Tablets are nice for viewing images... thats about it. They haven't really become a photographers tool yet with very limited access to editing. I would say they are about fast enough but the software doesn't exist yet. I think there are tablet laptops now, (within a bezel, just a keyboard addition) that you can remove from a laptop form and use but not sure..

The only way i see a tablet as a photographers tool atm is as a storage device on the go... but an expensive one at that. Then getting the images off it.. might as well just keep them on the cards and load them on a machine at home...

I was interested for the same reason but they just are not a good overall option for the money. A 64gb ipad2 is as much as a decent laptop. I bought my mum one and yes its amazing but only for certain uses, like browsing, looking at images etc but you need a machine to put your images on it.

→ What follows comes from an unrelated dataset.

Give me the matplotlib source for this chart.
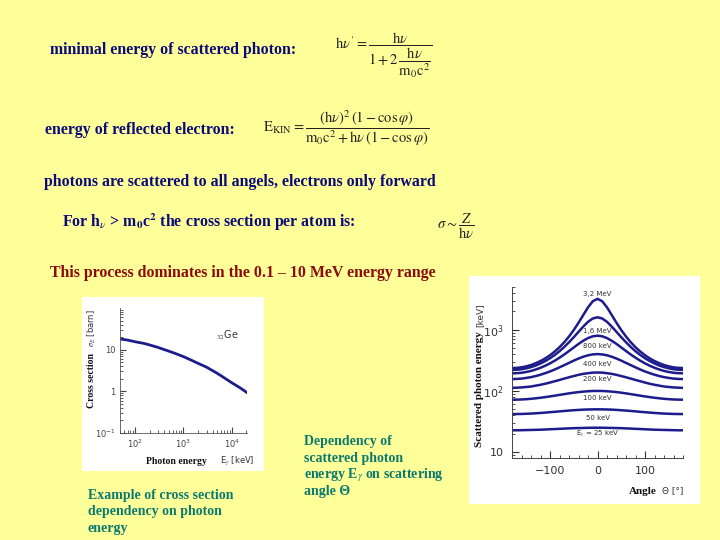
import numpy as np
import matplotlib
matplotlib.use("Agg")
import matplotlib.pyplot as plt
from matplotlib.patches import Rectangle
from matplotlib.ticker import MultipleLocator, LogLocator, NullFormatter

plt.rcParams['mathtext.fontset'] = 'stix'

# cross section of Ge vs photon energy (left panel)
photon_energy_kev = [50, 70, 100, 150, 200, 300, 500, 700, 1000, 1500, 2000,
                     3000, 5000, 7000, 10000, 15000, 20000]
cross_section_barn = [18, 17, 15.5, 14.2, 13, 11.3, 9.2, 8, 6.8, 5.5, 4.7,
                      3.8, 2.7, 2.1, 1.6, 1.2, 0.95]

# scattered photon energy vs angle (right panel)
angle_deg = list(range(-180, 181, 10))
scattered = {
    "3,2 MeV": [237, 238, 243, 252, 265, 284, 308, 340, 383, 441, 518, 625, 775, 989, 1298, 1740, 2323, 2922,
                3200, 2922, 2323, 1740, 1298, 989, 775, 625, 518, 441, 383, 340, 308, 284, 265, 252, 243, 238, 237],
    "1,6 MeV": [220, 222, 226, 234, 245, 260, 281, 308, 342, 387, 446, 523, 624, 755, 923, 1127, 1346, 1527,
                1600, 1527, 1346, 1127, 923, 755, 624, 523, 446, 387, 342, 308, 281, 260, 245, 234, 226, 222, 220],
    "800 keV": [194, 195, 198, 204, 212, 224, 239, 258, 282, 312, 349, 394, 449, 513, 586, 661, 731, 781,
                800, 781, 731, 661, 586, 513, 449, 394, 349, 312, 282, 258, 239, 224, 212, 204, 198, 195, 194],
    "400 keV": [156, 157, 159, 163, 168, 175, 184, 195, 208, 224, 243, 264, 287, 313, 338, 362, 382, 395,
                400, 395, 382, 362, 338, 313, 287, 264, 243, 224, 208, 195, 184, 175, 168, 163, 159, 157, 156],
    "200 keV": [112, 113, 114, 116, 118, 122, 126, 131, 137, 144, 151, 159, 167, 175, 183, 190, 195, 199,
                200, 199, 195, 190, 183, 175, 167, 159, 151, 144, 137, 131, 126, 122, 118, 116, 114, 113, 112],
    "100 keV": [71.9, 72.0, 72.5, 73.2, 74.3, 75.7, 77.3, 79.2, 81.3, 83.6, 86.1, 88.6, 91.1, 93.5, 95.6, 97.4, 98.8, 99.7,
                100, 99.7, 98.8, 97.4, 95.6, 93.5, 91.1, 88.6, 86.1, 83.6, 81.3, 79.2, 77.3, 75.7, 74.3, 73.2, 72.5, 72.0, 71.9],
    "50 keV": [41.8, 41.9, 42.0, 42.3, 42.6, 43.1, 43.6, 44.2, 44.9, 45.5, 46.3, 47.0, 47.7, 48.3, 48.9, 49.4, 49.7, 49.9,
               50, 49.9, 49.7, 49.4, 48.9, 48.3, 47.7, 47.0, 46.3, 45.5, 44.9, 44.2, 43.6, 43.1, 42.6, 42.3, 42.0, 41.9, 41.8],
    r"E$_\gamma$ = 25 keV": [22.7, 22.7, 22.8, 22.9, 23.0, 23.1, 23.2, 23.4, 23.6, 23.8, 24.0, 24.2, 24.4, 24.6, 24.7, 24.8, 24.9, 25.0,
                             25.0, 25.0, 24.9, 24.8, 24.7, 24.6, 24.4, 24.2, 24.0, 23.8, 23.6, 23.4, 23.2, 23.1, 23.0, 22.9, 22.8, 22.7, 22.7],
}
curve_label_y = [3830, 950, 541, 275, 156, 76, 36, 19.7]

left_caption = ["Example of cross section", "dependency on photon", "energy"]
right_caption = ["Dependency of", "scattered photon", r"energy E$_\gamma$ on scattering", "angle \u0398"]

BG = '#FFFF99'
NAVY = '#0a0a78'
DARKRED = '#8b0a0a'
TEAL = '#0a7a6e'
LINE = '#1c1c8c'
SERIF = 'Liberation Serif'

W, H = 720, 540


def px(x, y):
    return x / W, 1 - y / H


def ptext(x, y, s, **kw):
    fx, fy = px(x, y)
    return fig.text(fx, fy, s, **kw)


def panel(x0, y0, x1, y1):
    fx0, fy1 = px(x0, y1)
    r = Rectangle((fx0, fy1), (x1 - x0) / W, (y1 - y0) / H, transform=fig.transFigure,
                  facecolor='white', edgecolor='none', zorder=-10)
    fig.patches.append(r)


def axes_px(x0, y0, x1, y1):
    fx0, fy1 = px(x0, y1)
    return fig.add_axes([fx0, fy1, (x1 - x0) / W, (y1 - y0) / H])


fig = plt.figure(figsize=(7.2, 5.4), dpi=100, facecolor=BG)

# header texts
head = dict(family=SERIF, weight='bold', color=NAVY, fontsize=11.4, va='center', ha='left')
ptext(50, 50, "minimal energy of scattered photon:", **head)
ptext(45, 130, "energy of reflected electron:", **head)
ptext(44, 182, "photons are scattered to all angels, electrons only forward", **head)
ptext(62, 222, r"For h$_{\nu}$ > m$_\mathbf{0}$c$^\mathbf{2}$ the cross section per atom is:", **head)
ptext(50, 273, "This process dominates in the 0.1 \u2013 10 MeV energy range",
      **{**head, 'color': DARKRED})

# formulas
fml = dict(color='#222222', fontsize=10.5, va='center', ha='center')
ptext(384, 55, r"$\mathrm{h}\nu' = \dfrac{\mathrm{h}\nu}{1+2\,\dfrac{\mathrm{h}\nu}{\mathrm{m_0c^2}}}$", **fml)
ptext(346, 128, r"$\mathrm{E_{KIN}} = \dfrac{(\mathrm{h}\nu)^2\,(1-\cos\varphi)}"
                r"{\mathrm{m_0c^2}+\mathrm{h}\nu\,(1-\cos\varphi)}$", **fml)
ptext(456, 226, r"$\sigma \sim \dfrac{Z}{\mathrm{h}\nu}$", **fml)

# captions, one line at a time so spacing stays even
cap = dict(family=SERIF, weight='bold', color=TEAL, fontsize=10, va='baseline', ha='left')
for i, line in enumerate(left_caption):
    ptext(88, 499 + i * 16.5, line, **cap)
for i, line in enumerate(right_caption):
    ptext(304, 445 + i * 16.7, line, **cap)

# white panels behind the plots
panel(82, 297, 264, 471)
panel(469, 276, 700, 504)

# left plot: cross section vs energy
ax1 = axes_px(120, 308, 247, 433)
ax1.set_facecolor('white')
ax1.plot(photon_energy_kev, cross_section_barn, color=LINE, lw=2)
ax1.set_xscale('log')
ax1.set_yscale('log')
ax1.set_xlim(49, 20500)
ax1.set_ylim(0.1, 100)
ax1.set_yticks([0.1, 1, 10])
ax1.set_yticklabels([r"$\mathdefault{10^{-1}}$", "1", "10"])
ax1.set_xticks([100, 1000, 10000])
ax1.set_xticklabels([r"$\mathdefault{10^{2}}$", r"$\mathdefault{10^{3}}$", r"$\mathdefault{10^{4}}$"])
ax1.xaxis.set_minor_locator(LogLocator(subs=np.arange(2, 10)))
ax1.yaxis.set_minor_locator(LogLocator(subs=np.arange(2, 10)))
ax1.xaxis.set_minor_formatter(NullFormatter())
ax1.yaxis.set_minor_formatter(NullFormatter())
ax1.tick_params(which='both', direction='in', labelsize=6, colors='#444444', pad=3)
ax1.tick_params(which='major', length=4)
ax1.tick_params(which='minor', length=2)
for s in ['top', 'right']:
    ax1.spines[s].set_visible(False)
for s in ['left', 'bottom']:
    ax1.spines[s].set_color('#555555')
    ax1.spines[s].set_linewidth(0.6)
ax1.text(8000, 22, r"$_{32}$Ge", fontsize=7, color='#333333', ha='center', va='center')

ptext(92, 380, "Cross section", family=SERIF, weight='bold', fontsize=7, rotation=90,
      ha='center', va='center', color='#111111')
ptext(92, 328, r"$\sigma_E$ [barn]", fontsize=6, rotation=90, ha='center', va='center', color='#333333')
ptext(176, 461, "Photon energy", family=SERIF, weight='bold', fontsize=7, ha='center', va='center',
      color='#111111')
ptext(237, 461, r"E$_\gamma$ [keV]", fontsize=6, ha='center', va='center', color='#333333')

# right plot: scattered photon energy vs angle
ax2 = axes_px(512, 287, 683, 458)
ax2.set_facecolor('white')
for (name, vals), ly in zip(scattered.items(), curve_label_y):
    ax2.plot(angle_deg, vals, color=LINE, lw=1.8)
    ax2.text(0, ly, name, fontsize=5, color='#333333', ha='center', va='center')
ax2.set_yscale('log')
ax2.set_xlim(-180, 180)
ax2.set_ylim(8, 5000)
ax2.set_xticks([-100, 0, 100])
ax2.set_xticklabels(["\u2212100", "0", "100"])
ax2.xaxis.set_minor_locator(MultipleLocator(20))
ax2.set_yticks([10, 100, 1000])
ax2.set_yticklabels(["10", r"$\mathdefault{10^{2}}$", r"$\mathdefault{10^{3}}$"])
ax2.yaxis.set_minor_locator(LogLocator(subs=np.arange(2, 10)))
ax2.yaxis.set_minor_formatter(NullFormatter())
ax2.tick_params(which='both', direction='in', labelsize=8, colors='#333333', pad=6)
ax2.tick_params(which='major', length=5)
ax2.tick_params(which='minor', length=2.5)
for s in ['top', 'right']:
    ax2.spines[s].set_visible(False)
for s in ['left', 'bottom']:
    ax2.spines[s].set_color('#444444')
    ax2.spines[s].set_linewidth(0.7)

ptext(480, 389, "Scattered photon energy", family=SERIF, weight='bold', fontsize=8, rotation=90,
      ha='center', va='center', color='#111111')
ptext(480, 315, "[keV]", fontsize=6.5, rotation=90, ha='center', va='center', color='#333333')
ptext(643, 491, "Angle", family=SERIF, weight='bold', fontsize=8, ha='center', va='center', color='#111111')
ptext(673, 491, "\u0398 [\u00b0]", fontsize=6.5, ha='center', va='center', color='#333333')

fig.savefig("out.png", dpi=100, facecolor=BG)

Until IOS 5, unless you are importing straight from a camera.. but all images need a little editing just to make them sparkle.

The best compromise i found was buying a 13" macbook pro or a macbook air. The air is great because its tiny and very lightweight its also very fast for its specification. But the 13" MBP is cheaper faster and has alot more storage and expandability. So i went with one of those, although it is alot heavier than the air, for me its worthwhile for the benefits. In 2-3 years Tablets will replace laptops but for now no, and 2 years is a long time in terms of computer tech.

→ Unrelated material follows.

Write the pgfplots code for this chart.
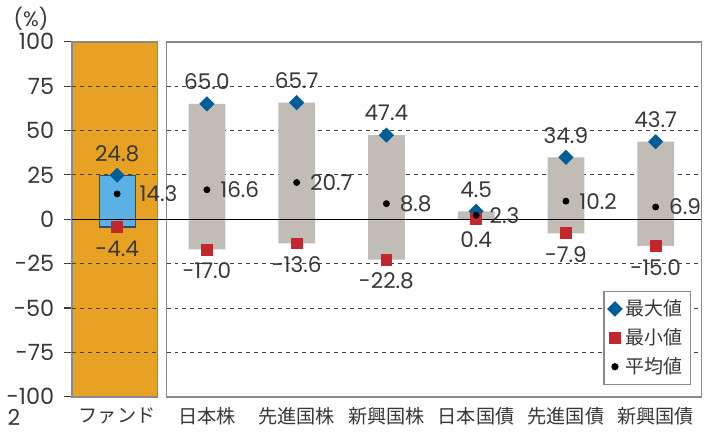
\documentclass[border=0pt]{standalone}
\usepackage{fontspec}
\setmainfont{Noto Sans CJK JP}
\newfontfamily\numfont{Poppins}
\usepackage{pgfplots}
\pgfplotsset{compat=1.18}
\usepackage{pgfplotstable}

\definecolor{fundorange}{HTML}{E8A223}
\definecolor{fundblue}{HTML}{5BB1E3}
\definecolor{fundborder}{HTML}{2F4E6B}
\definecolor{bargray}{HTML}{C1BCB6}
\definecolor{panelgray}{HTML}{8A8A8A}
\definecolor{maxblue}{HTML}{005E96}
\definecolor{minred}{HTML}{C1272D}
\definecolor{txt}{HTML}{383838}
\definecolor{gridc}{HTML}{404040}

% fund
\pgfplotstableread{
x max min avg
0 24.8 -4.4 14.3
}\fund

% asset classes
\pgfplotstableread{
x max min avg
1 65.0 -17.0 16.6
2 65.7 -13.6 20.7
3 47.4 -22.8 8.8
4 4.5 0.4 2.3
5 34.9 -7.9 10.2
6 43.7 -15.0 6.9
}\assets

\begin{document}
\begin{tikzpicture}
\path (-35.7pt,-16.5pt) rectangle (318.3pt,197.5pt);
\begin{axis}[
  name=ax, at={(0,0)}, anchor=south west,
  scale only axis, width=315pt, height=177.75pt,
  xmin=-0.5, xmax=6.51, ymin=-100, ymax=100,
  clip=false,
  axis line style={draw=none},
  xtick={0,...,6},
  xticklabels={ファンド,日本株,先進国株,新興国株,日本国債,先進国債,新興国債},
  xtick style={draw=none},
  ytick={-100,-75,...,100},
  yticklabels={-100,-75,-50,-25,0,25,50,75,100},
  ytick pos=left, tick align=outside, major tick length=4pt,
  ytick style={draw=gridc, line width=0.6pt},
  yticklabel style={font=\numfont\fontsize{11.2}{12}\selectfont, text=txt, xshift=-1.5pt},
  xticklabel style={font=\fontsize{9.6}{11}\selectfont, text=txt, yshift=2pt},
  legend style={at={(1,0)}, anchor=south east, xshift=-5pt, yshift=6pt,
    draw=panelgray, line width=0.6pt, font=\fontsize{9.5}{11}\selectfont,
    text=txt, inner sep=2pt, row sep=1pt},
  legend cell align=left,
]
% panels
\draw[fill=fundorange, draw=panelgray, line width=0.8pt] (axis cs:-0.5,-100) rectangle (axis cs:0.45,100);
\draw[fill=white, draw=panelgray, line width=0.8pt] (axis cs:0.55,-100) rectangle (axis cs:6.51,100);
% grid
\pgfplotsinvokeforeach{-75,-50,-25,25,50,75}{
  \draw[gridc, line width=0.5pt, dash pattern=on 2pt off 2pt] (axis cs:-0.5,#1) -- (axis cs:0.45,#1);
  \draw[gridc, line width=0.5pt, dash pattern=on 2pt off 2pt] (axis cs:0.55,#1) -- (axis cs:6.51,#1);
}
% range bars
\addplot[ybar, bar width=0.41, bar shift=0pt, fill=bargray, draw=none, forget plot] table[x=x, y=max] {\assets};
\addplot[ybar, bar width=0.41, bar shift=0pt, fill=bargray, draw=none, forget plot] table[x=x, y=min] {\assets};
\addplot[ybar, bar width=0.4, bar shift=0pt, fill=fundblue, draw=fundborder, line width=0.6pt, forget plot] table[x=x, y=max] {\fund};
\addplot[ybar, bar width=0.4, bar shift=0pt, fill=fundblue, draw=fundborder, line width=0.6pt, forget plot] table[x=x, y=min] {\fund};
% zero line
\draw[black, line width=0.6pt] (axis cs:-0.5,0) -- (axis cs:6.51,0);

% markers + labels
\addplot[only marks, mark=square*, mark size=2.47pt, mark options={rotate=45}, color=maxblue,
  nodes near coords, point meta=explicit symbolic,
  every node near coord/.append style={anchor=center, yshift=11pt, text=txt, font=\numfont\fontsize{10.8}{13}\selectfont}]
  table[x=x, y=max, meta=max] {\assets};
\addlegendentry{最大値}
\addplot[only marks, mark=square*, mark size=2.75pt, color=minred,
  nodes near coords, point meta=explicit symbolic,
  every node near coord/.append style={anchor=center, yshift=-10.7pt, text=txt, font=\numfont\fontsize{10.8}{13}\selectfont}]
  table[x=x, y=min, meta=min] {\assets};
\addlegendentry{最小値}
\addplot[only marks, mark=*, mark size=1.5pt, color=black,
  nodes near coords, point meta=explicit symbolic,
  every node near coord/.append style={anchor=west, yshift=0pt, xshift=3.2pt, text=txt, font=\numfont\fontsize{10.8}{13}\selectfont}]
  table[x=x, y=avg, meta=avg] {\assets};
\addlegendentry{平均値}

\addplot[only marks, mark=square*, mark size=2.47pt, mark options={rotate=45}, color=maxblue, forget plot,
  nodes near coords, point meta=explicit symbolic,
  every node near coord/.append style={anchor=center, yshift=10.8pt, text=txt, font=\numfont\fontsize{10.8}{13}\selectfont}]
  table[x=x, y=max, meta=max] {\fund};
\addplot[only marks, mark=square*, mark size=2.75pt, color=minred, forget plot,
  nodes near coords, point meta=explicit symbolic,
  every node near coord/.append style={anchor=center, yshift=-10.8pt, text=txt, font=\numfont\fontsize{10.8}{13}\selectfont}]
  table[x=x, y=min, meta=min] {\fund};
\addplot[only marks, mark=*, mark size=1.5pt, color=black, forget plot,
  nodes near coords, point meta=explicit symbolic,
  every node near coord/.append style={anchor=west, xshift=7.7pt, text=txt, font=\numfont\fontsize{10.8}{13}\selectfont}]
  table[x=x, y=avg, meta=avg] {\fund};
\end{axis}
\node[text=txt, font=\numfont\fontsize{10.4}{12}\selectfont] at ([shift={(-20.7pt,11.75pt)}]ax.north west) {(\%)};
\node[text=txt, font=\numfont\fontsize{11}{12}\selectfont] at ([shift={(-29.2pt,-10.5pt)}]ax.south west) {2};
\end{tikzpicture}
\end{document}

Sorry for the only suggestion being mac, but ive been using macs for 7 years professionally and even tho windows 7 is a good OS it just doesn't cut the mustard for me. A mac with OSX is the only way forward for the overall experience I am after.

Its quite an exciting concept, an ipad with a pen... like a wacom tablet on the go! I cant believe Adobe haven't capitalised on this yet, but im sure a full version of photoshop will be a hog on the current ipad and adobe cant get a decent version running perfectly on the current mac system and with their history of being extremely poor at upgrading code on the mac side i would suspect we will be waiting for this for some time.

My 2p 

Tom scott


----------



## hhelmbold (Sep 1, 2011)

I actually use the ASUS E121 and love it! (http://www.microsoft.com/windows/buy/asus-eee-slate-121.aspx) The biggest mistake people make is to place tablets and laptops or computers in the same category. The iPad, galaxy and most tablets or slates coming out now is a business tool and not a "work" tool if I may put it like this.



> Tablets are nice for viewing images... thats about it. They haven't really become a photographers tool yet with very limited access to editing. I would say they are about fast enough but the software doesn't exist yet. I think there are tablet laptops now, (within a bezel, just a keyboard addition) that you can remove from a laptop form and use but not sure..



I did my homework on tablets before I bought the ASUS and the ASUS is a "first of it's kind concept", so it definately has it's drawbacks - but it is powerful enough to even produce a perfect picture for a client on the go. I say "first of it's kind concept" because there are other tablets that works similiar, the ASUS just took the best of the technologies and made it all work together. Looking at other tablets they were slow to respond to touch or using 2 fingers to zoom was very "sluggish"... The ASUS works as well as the iPad when it comes to touch.

Battery life can be a problem because of the processing power of this tablet, but you have no limitations in software. Disc space can be a problem too if you load the whole Creative Suite + Lightroom and expect to get all your photos on the hard drive. But it has a built in SD slot and I have several 64GB SD cards that I use as "external harddrives". You can even get bigger SD cards at a price. It also has a pressure sensitive Wacom tablet and this is GREAT for photo editing! RAM is the other downside at the moment. 4GB is the max at the moment, but this is because DDR3 SO-DIMMS are only mass produced in max 4GB modules. There are some 8GB modules, but it will cost you more than a decent laptop.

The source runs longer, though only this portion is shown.